Freeze out

Homeless advocates criticize county cold shelter requirements

Andy Holcombe hopes the Butte County Board of Supervisors will listen to public input on emergency planning.

Andy Holcombe hopes the Butte County Board of Supervisors will listen to public input on emergency planning.


As a veteran public interest lawyer and former Chico mayor, Andy Holcombe is no stranger to bureaucratic morass or the perils of unsound government directives. This is what he and other advocates for the local homeless population said they see in Butte County’s contingency plan to provide shelter during extreme cold weather conditions, which Holcombe described as “destined to fail.”

“The Greater Chico Homeless Task Force feels, and I feel personally, that it’s not much of a plan,” Holcombe said Tuesday (Dec. 16) at City Hall, as the task force prepared for its monthly meeting. “It’s not going to meet the needs of homeless people on the street who have no place to sleep and stay warm.”

At issue is the Extreme Cold Weather Plan, a piece of the larger Emergency Operations Plan, which dictates certain services be provided by counties during all types of disasters. Holcombe and Ted Sanberg, a pastor at Chico’s First Baptist Church and vice chair of the task force, presented their concerns about the draft Extreme Cold Weather Plan during the public comment period of the Butte County Board of Supervisors’ Dec. 9 meeting. Primary among those concerns are two triggers that must be met before the county opens a warming shelter—a forecast of less than 25 degrees after 6 p.m., and zero vacancies at all other local shelters.

Holcombe noted the only major local homeless shelter—the Torres Community Shelter—is not designed for last-minute, emergency situations, with shelter guests required to attend interviews, complete an intake process and be assigned a social worker before they can stay. Though currently serving more guests than in past years, the Torres Shelter has never been completely full.

The task force finds more fault with the 25-degree requirement, which they say is significantly lower than the 32-degree trigger set by the California Emergency Management Agency’s statewide counterpart to the local plan.
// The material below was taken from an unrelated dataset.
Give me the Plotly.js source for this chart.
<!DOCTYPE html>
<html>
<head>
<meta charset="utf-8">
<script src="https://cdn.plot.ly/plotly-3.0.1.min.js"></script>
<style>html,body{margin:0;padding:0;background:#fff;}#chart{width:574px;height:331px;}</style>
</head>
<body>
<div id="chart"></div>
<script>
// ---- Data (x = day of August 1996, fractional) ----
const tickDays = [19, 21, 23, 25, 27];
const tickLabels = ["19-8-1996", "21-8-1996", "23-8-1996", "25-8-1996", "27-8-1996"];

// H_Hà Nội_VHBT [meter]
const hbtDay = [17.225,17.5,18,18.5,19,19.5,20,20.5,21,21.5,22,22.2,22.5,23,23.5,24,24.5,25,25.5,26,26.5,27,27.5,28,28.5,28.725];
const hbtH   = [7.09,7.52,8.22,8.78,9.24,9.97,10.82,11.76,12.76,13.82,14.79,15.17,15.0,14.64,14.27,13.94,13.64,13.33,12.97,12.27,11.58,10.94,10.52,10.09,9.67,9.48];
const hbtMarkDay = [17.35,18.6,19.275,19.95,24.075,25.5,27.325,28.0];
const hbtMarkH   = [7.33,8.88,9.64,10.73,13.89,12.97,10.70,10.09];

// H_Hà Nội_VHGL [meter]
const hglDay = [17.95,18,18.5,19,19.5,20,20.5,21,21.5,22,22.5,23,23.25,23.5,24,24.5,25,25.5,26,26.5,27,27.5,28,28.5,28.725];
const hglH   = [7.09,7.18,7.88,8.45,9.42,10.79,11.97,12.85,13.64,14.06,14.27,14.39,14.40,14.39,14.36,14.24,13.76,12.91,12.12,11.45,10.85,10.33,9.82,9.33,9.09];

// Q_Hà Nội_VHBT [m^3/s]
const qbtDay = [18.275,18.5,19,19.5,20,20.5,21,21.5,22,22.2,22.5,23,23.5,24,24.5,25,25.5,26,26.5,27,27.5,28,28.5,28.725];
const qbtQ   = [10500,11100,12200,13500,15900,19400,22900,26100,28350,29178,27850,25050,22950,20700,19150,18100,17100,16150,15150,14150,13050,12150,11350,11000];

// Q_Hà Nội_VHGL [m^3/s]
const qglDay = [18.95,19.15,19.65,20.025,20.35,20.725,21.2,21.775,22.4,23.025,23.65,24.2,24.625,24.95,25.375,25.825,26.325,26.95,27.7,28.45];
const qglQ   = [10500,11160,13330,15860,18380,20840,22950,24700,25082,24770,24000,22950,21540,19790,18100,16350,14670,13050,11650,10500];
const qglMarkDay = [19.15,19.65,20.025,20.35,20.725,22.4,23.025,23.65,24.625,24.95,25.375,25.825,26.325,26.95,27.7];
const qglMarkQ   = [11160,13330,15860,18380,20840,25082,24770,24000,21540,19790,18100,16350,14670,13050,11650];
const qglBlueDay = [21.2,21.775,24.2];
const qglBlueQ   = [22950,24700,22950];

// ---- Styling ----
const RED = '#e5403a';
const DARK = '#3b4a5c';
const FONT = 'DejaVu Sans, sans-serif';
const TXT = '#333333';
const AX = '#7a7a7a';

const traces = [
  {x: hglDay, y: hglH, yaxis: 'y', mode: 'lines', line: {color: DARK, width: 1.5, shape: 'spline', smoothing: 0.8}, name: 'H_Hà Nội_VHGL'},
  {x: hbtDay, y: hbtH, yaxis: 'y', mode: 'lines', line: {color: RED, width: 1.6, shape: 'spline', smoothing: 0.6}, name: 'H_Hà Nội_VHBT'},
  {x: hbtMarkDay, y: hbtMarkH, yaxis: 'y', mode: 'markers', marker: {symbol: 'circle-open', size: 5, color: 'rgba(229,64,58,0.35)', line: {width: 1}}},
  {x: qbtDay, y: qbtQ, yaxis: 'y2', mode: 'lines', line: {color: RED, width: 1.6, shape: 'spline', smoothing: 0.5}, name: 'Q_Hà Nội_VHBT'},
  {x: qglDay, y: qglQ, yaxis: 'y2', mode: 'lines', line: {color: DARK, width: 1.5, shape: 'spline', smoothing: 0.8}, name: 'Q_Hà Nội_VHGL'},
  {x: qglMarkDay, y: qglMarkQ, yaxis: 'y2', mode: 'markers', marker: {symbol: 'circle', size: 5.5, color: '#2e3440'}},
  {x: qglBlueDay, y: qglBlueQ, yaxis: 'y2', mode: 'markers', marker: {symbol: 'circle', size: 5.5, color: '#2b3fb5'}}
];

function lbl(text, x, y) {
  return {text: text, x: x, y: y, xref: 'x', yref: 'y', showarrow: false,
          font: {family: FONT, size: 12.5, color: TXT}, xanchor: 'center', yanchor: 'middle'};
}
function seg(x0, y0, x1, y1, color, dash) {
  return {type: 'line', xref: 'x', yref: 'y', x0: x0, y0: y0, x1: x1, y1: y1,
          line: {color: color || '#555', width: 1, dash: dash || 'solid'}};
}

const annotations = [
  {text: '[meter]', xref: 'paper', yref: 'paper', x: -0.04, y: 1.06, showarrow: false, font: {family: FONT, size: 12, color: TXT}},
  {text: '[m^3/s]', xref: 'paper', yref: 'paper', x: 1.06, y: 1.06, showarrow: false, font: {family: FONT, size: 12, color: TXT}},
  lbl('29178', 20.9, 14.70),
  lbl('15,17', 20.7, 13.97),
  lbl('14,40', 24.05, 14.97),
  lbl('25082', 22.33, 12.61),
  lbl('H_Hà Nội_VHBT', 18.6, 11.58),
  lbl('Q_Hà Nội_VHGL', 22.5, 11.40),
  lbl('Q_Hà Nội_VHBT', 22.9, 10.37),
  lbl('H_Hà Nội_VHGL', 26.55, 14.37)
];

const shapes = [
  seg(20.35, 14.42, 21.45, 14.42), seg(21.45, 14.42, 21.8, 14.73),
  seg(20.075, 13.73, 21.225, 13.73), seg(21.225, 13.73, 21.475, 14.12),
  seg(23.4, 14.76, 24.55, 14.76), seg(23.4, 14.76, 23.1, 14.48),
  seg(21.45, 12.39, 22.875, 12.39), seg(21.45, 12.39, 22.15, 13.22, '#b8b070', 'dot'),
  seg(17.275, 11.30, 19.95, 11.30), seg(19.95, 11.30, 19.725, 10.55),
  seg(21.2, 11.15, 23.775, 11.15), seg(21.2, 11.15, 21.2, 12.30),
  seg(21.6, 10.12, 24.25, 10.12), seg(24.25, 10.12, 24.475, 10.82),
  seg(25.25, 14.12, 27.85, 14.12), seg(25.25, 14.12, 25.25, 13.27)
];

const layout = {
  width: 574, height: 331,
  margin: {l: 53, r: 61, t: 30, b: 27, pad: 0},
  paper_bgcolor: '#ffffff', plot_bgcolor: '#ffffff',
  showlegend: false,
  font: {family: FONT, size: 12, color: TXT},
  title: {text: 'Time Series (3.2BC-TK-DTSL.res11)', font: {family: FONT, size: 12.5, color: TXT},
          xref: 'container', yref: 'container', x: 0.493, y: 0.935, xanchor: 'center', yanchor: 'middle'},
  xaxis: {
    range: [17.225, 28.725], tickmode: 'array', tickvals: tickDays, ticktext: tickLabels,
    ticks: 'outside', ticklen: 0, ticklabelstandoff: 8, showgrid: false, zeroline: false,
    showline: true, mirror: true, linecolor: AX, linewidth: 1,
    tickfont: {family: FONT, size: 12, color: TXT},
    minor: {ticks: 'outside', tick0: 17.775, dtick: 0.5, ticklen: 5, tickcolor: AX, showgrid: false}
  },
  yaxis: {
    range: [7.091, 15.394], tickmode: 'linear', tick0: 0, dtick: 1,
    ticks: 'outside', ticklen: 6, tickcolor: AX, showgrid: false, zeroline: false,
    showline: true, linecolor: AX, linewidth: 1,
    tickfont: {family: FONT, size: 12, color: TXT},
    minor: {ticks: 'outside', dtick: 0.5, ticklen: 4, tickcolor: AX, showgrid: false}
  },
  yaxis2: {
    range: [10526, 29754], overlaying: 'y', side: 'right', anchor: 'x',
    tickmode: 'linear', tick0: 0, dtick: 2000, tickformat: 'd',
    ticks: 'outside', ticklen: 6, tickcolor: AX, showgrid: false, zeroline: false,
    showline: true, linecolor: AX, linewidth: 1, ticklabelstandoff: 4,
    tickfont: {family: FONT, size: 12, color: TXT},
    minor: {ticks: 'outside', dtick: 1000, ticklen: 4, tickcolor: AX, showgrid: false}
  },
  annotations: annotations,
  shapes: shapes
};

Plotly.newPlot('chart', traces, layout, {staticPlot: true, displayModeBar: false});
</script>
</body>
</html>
“People freeze at 32 degrees, and they can die from hypothermia at 42 degrees if they’re wet,” Holcombe said. “I find their 25-degree requirement, frankly, ridiculous … it’s not supported by science, and doesn’t agree with the state recommendations.”

Holcombe said the task force first heard details of the plan when John Gulserian, head of the county’s Office of Emergency Management, addressed the group in October. Holcombe said—and Butte County Public Information Officer Casey Hatcher confirmed—that the plan is not currently available to the public (Hatcher said this is because it is still in draft form). Holcombe asked the supervisors to agendize it for public discussion in January.

“It’s supposed to be a public plan, but the public doesn’t even know about it, can’t see it and there’s no apparent involvement by the public,” Holcombe said.

Hatcher explained the state mandates counties have emergency disaster plans. The state provides models, but individual counties set specifics, and she noted the triggers are flexible guidelines. The county could choose to open temporary shelters any time officials determine there is sufficient need, she added.

Hatcher also said the shelters are meant to be activated in times when residents are temporarily displaced from their homes, and not designed to serve the chronically homeless. She used weather disabling power for home heating as an example of a need the shelters serve.

Although homeless people would also be welcome, Hatcher said the shelters are not part of services regularly provided to the homeless community by the county, which she noted include help with employment, food, housing and health care.

Holcombe questioned whether the county even has locations for shelters ready, and Hatcher said the county is prepared. On Dec. 11, the county and Red Cross provided shelter for Palermo residents displaced by flooding at an Oroville church.

In contrast to county efforts, or lack thereof, to provide shelter, Holcombe noted that Safe Space—shelters held at rotating locations through January, coordinated by the Chico Homeless Action Team—have accomplished a great deal through the combined efforts of volunteers and faith-based groups. Though not scheduled to open until Dec. 14, the program started early to provide shelter during last week’s severe storm. Safe Space housed 30 people the first night and 54 the second, according to Cynthia Gailey, who is spearheading the Safe Space effort.

“What they’re doing is great,” Holcombe said of Safe Space. “But why should the responsibility rest solely on church and volunteer groups? This is everybody’s responsibility.

“The community can provide the volunteers, but they could really benefit with some logistical and location help from the county.”